### Input for this task

/---

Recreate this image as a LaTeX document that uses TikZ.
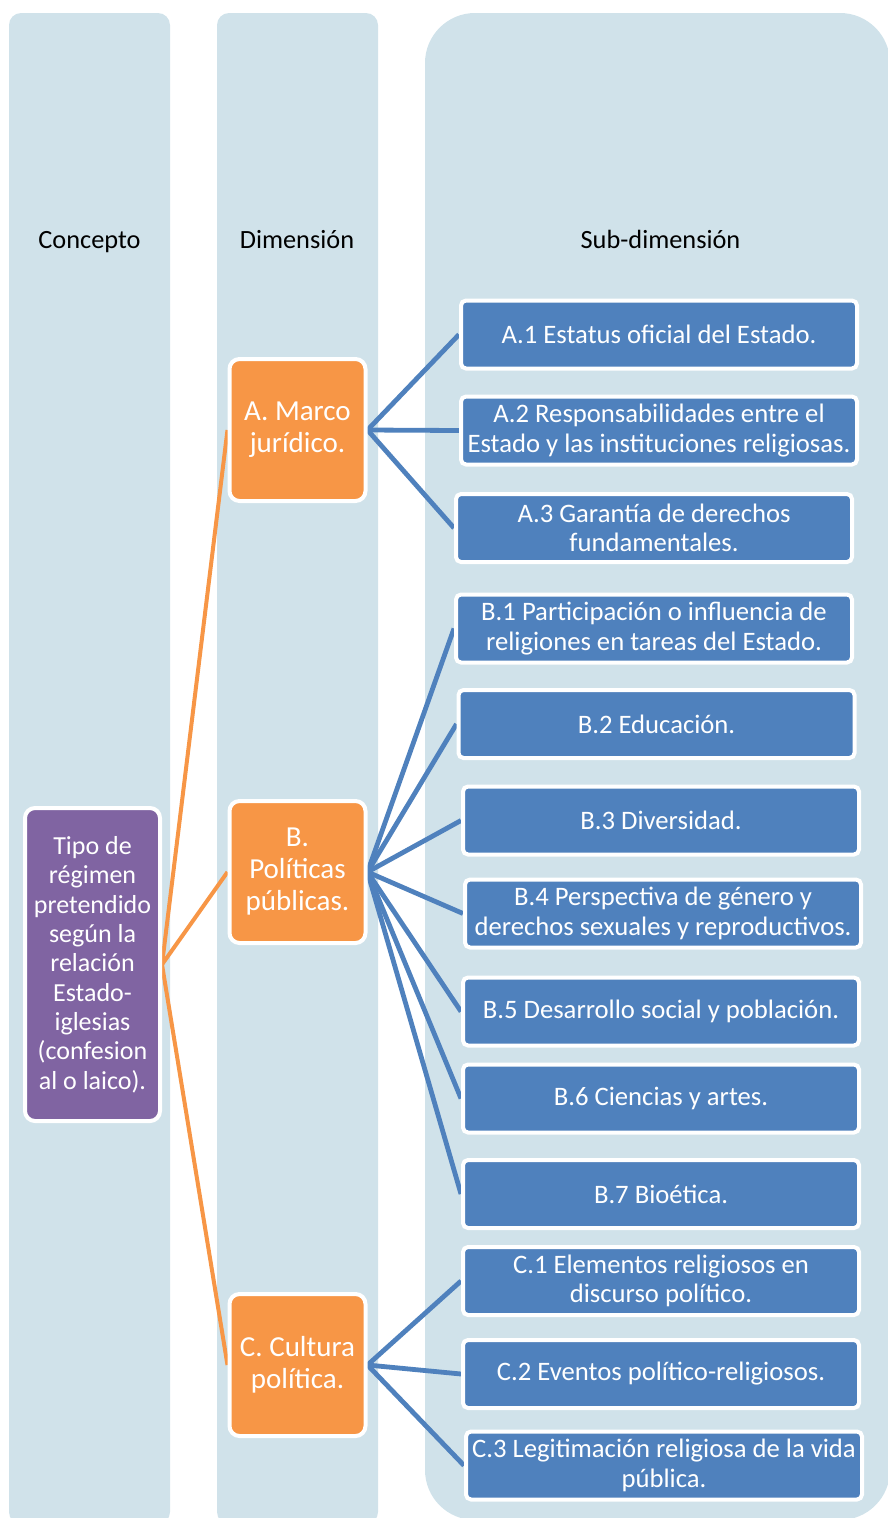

\---
/---

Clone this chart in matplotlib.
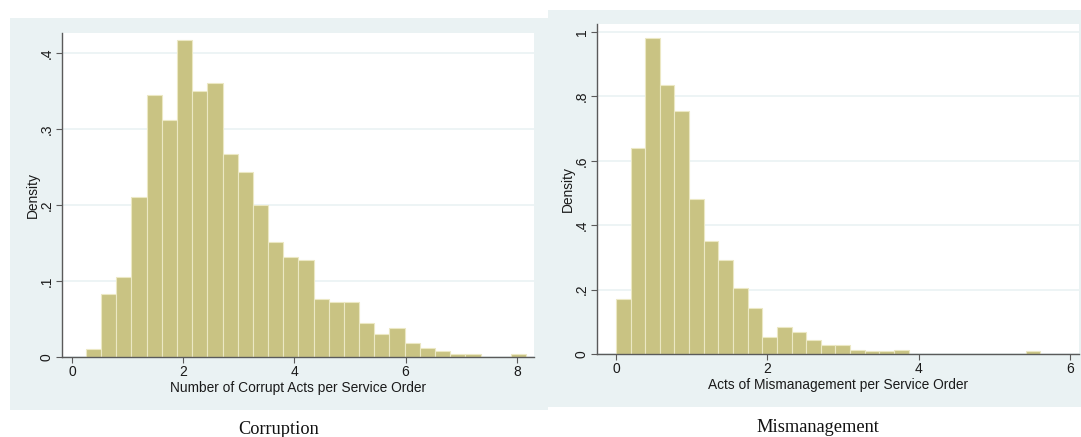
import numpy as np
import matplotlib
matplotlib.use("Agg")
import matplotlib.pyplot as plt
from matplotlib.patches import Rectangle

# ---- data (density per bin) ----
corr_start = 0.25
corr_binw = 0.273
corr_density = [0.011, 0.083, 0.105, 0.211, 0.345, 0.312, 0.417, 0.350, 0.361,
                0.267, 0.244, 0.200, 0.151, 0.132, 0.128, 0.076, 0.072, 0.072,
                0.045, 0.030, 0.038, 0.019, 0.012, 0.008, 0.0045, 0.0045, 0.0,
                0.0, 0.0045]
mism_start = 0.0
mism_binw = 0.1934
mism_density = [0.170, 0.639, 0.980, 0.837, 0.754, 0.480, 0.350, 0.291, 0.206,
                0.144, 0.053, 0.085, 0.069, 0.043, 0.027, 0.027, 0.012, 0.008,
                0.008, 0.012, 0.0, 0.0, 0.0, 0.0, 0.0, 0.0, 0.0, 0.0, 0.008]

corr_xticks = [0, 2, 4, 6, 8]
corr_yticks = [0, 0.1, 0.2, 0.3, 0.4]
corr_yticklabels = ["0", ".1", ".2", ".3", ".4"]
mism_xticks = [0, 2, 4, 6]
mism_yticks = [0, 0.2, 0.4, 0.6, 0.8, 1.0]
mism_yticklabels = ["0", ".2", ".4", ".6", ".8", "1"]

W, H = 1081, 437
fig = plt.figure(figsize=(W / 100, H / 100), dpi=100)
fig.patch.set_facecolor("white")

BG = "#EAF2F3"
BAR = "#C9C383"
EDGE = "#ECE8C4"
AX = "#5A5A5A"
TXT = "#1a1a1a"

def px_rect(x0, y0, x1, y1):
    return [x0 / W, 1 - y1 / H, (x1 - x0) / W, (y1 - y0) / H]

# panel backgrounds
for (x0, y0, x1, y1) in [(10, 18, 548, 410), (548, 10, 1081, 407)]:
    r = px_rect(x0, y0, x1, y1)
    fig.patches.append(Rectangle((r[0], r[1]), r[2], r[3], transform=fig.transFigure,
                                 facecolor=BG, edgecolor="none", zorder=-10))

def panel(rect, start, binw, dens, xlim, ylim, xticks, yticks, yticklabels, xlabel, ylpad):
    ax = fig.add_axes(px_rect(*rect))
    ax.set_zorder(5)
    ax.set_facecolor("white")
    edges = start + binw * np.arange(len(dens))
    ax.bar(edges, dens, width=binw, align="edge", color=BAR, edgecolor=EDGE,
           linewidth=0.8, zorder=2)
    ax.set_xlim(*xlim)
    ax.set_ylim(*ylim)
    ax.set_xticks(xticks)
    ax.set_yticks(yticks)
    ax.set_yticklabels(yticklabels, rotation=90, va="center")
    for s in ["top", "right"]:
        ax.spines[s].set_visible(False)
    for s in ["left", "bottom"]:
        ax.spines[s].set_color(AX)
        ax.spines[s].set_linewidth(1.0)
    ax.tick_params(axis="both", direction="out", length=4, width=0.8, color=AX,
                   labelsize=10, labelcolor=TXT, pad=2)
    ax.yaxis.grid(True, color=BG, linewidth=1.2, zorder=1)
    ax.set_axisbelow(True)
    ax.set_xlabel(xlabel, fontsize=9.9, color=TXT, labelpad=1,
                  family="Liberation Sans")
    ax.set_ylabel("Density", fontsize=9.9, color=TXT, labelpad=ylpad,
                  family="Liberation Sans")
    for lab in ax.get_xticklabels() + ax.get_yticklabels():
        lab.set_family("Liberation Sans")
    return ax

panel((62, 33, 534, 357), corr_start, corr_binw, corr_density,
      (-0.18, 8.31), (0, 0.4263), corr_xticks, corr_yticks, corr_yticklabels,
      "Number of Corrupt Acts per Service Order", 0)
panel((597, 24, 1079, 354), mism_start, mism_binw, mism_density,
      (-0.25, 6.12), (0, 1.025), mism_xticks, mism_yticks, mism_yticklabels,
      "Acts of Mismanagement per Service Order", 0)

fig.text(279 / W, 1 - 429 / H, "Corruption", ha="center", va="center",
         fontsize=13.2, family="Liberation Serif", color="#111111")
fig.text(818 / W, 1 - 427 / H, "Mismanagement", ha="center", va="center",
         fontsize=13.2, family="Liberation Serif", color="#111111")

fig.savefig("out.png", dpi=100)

\---

### Work instructions
Nothing but the lines from the one containing "Clone this chart in matplotlib." through the one containing "from matplotlib.patches import Rectangle" should be written out, exactly and with both ends. Pictures are left out.

### Exercise response
Clone this chart in matplotlib.
import numpy as np
import matplotlib
matplotlib.use("Agg")
import matplotlib.pyplot as plt
from matplotlib.patches import Rectangle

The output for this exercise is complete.